The club hopes player development will be more efficient but no less productive without the reserve team. They will sign only the best prospects from the academy and put them on a stronger Ottawa team to continue their development. The young players may also be sent for high-level training stints at Bologna FC, where Saputo is also president and part-owner.

“The objective is to have our young players become starters on the team and play significant minutes,” said technical director Adam Braz. “We’ll see if we can get there.

“First they have to be at the level to take their spot and keep it.”

Saputo said half the teams in MLS, including FC Dallas which is a model of home grown player development, do not have their own reserve squads.

“Our academy is still young,” he said. “In the next five years, we want to integrate players into our system.

“We want impact players in our academy who can play in the first 11. To do that, we need to enlarge our pool of young players.

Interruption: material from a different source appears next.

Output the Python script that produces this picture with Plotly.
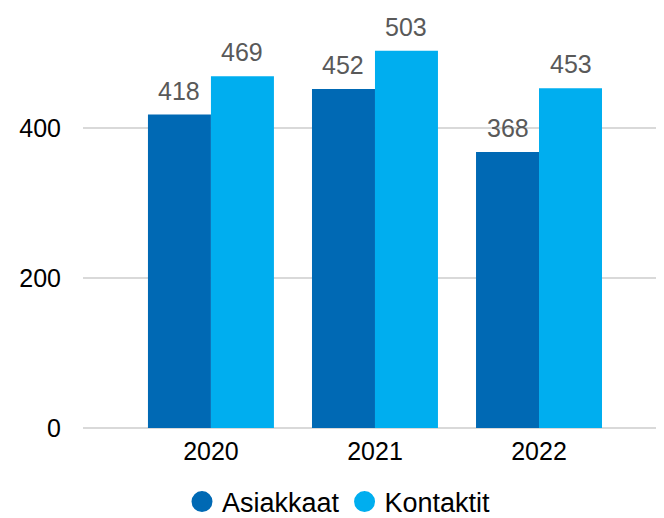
import plotly.graph_objects as go

years = ["2020", "2021", "2022"]
asiakkaat = [418, 452, 368]
kontaktit = [469, 503, 453]
series_names = ["Asiakkaat", "Kontaktit"]
y_ticks = [0, 200, 400]

colors = ["#0069B4", "#00AEEF"]
font = "Liberation Sans, Arial, sans-serif"

fig = go.Figure()
for name, vals, col in zip(series_names, [asiakkaat, kontaktit], colors):
    fig.add_trace(go.Bar(
        x=years, y=vals, name=name, marker_color=col, marker_line_width=0,
        showlegend=False,
    ))
for name, col in zip(series_names, colors):
    fig.add_trace(go.Scatter(
        x=[None], y=[None], mode="markers", name=name,
        marker=dict(symbol="circle", size=16, color=col, line=dict(color=col, width=5)),
    ))

# data labels above the bars (category index used as x position)
for vals, shift in zip([asiakkaat, kontaktit], [-31.5, 31.5]):
    for i, v in enumerate(vals):
        fig.add_annotation(x=i, y=v, xref="x", yref="y", text=str(v), showarrow=False,
                           xshift=shift, yshift=24, yanchor="middle",
                           font=dict(color="#595959", size=25, family=font))

# the page has an 8px body margin, so the figure is sized to fit the window
W, H = 656, 510
L, B = 75, 90
plot_w = W - L
plot_h = H - B

fig.update_layout(
    width=W, height=H,
    margin=dict(l=L, r=0, t=0, b=B, autoexpand=False),
    paper_bgcolor="white", plot_bgcolor="white",
    barmode="group", bargap=0.232, bargroupgap=0,
    font=dict(family=font, size=25, color="#000000"),
    showlegend=True,
    legend=dict(orientation="h", x=(331 - L) / plot_w, xanchor="center",
                y=(plot_h - 494) / plot_h, yanchor="middle",
                font=dict(size=27, color="#000000")),
    xaxis=dict(type="category", range=[-0.780, 2.762], showgrid=False,
               showline=False, ticks="", tickfont=dict(size=25),
               ticklabelstandoff=6, automargin=False),
    yaxis=dict(range=[0, plot_h / 0.75], tickvals=y_ticks, showgrid=True, gridcolor="#D9D9D9",
               gridwidth=2, zeroline=True, zerolinecolor="#D9D9D9", zerolinewidth=2,
               showline=False, ticks="", ticklabelstandoff=21, tickfont=dict(size=25),
               automargin=False),
)

fig.write_html("out.html")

Our synergy with Bologna can play a key role.”

The Impact have already had some young players, including top midfield prospect Ballou Jean-Yves Tabla, spent time with the Italian Serie A squad. Mancosu joined the Impact in July on loan from Bologna and is in talks to make it permanent.

Saputo joked that: “I know the president of Bologna. He’s a great guy. He’s easy to talk to and, for some reason, we always come to some sort of an agreement.”

He gave a glowing assessment of the Impact’s 2016 season and of its first five seasons in MLS, which included three trips to the playoffs as well as a run to the CONCACAF Champions League final in 2015. The goal is to win an MLS Cup in the next five years.

Saputo also said the team has forged an identity as an international team, with a special emphasis on French-speaking players, with an all-local management team that includes technical director Adam Braz as well as head coach Mauro Biello and his assistants.

“We believe in the spine of our club and that it has to be comprised of established players who have international experience,” he said.

He said the team has also grown its international profile through the Champions League and by having top clubs like Chelsea and Real Madrid hold summer workouts at its training centre.

The Impact signed three home-grown players this season, including Ballou, but another, Jeremy Gagnon-Lapare who is pursuing an opportunity in Europe, is among four players who will not be back along with striker Didier Drogba, midfield designated player Lucas Ontivero and Canadian midfielder Kyle Bekker.

Braz said Dzemaili’s arrival would leave little playing time for Bekker.

The Impact exercised contract options on Bush, fullback Donny Toia and midfielders Harry Shipp, Michael Salazar and Johan Venegas as well as home-grown players David Choiniere and Anthony Jackson-Hamel. They did not pick up the option for defender Amadou Dia, but he will be invited to camp.

Others already signed for next year include home-grown goalie Maxime Crepeau, midfielder Calum Mallace, defender Kyle Fisher and midfielder Andres Romero, who missed all of the 2016 season with an injury.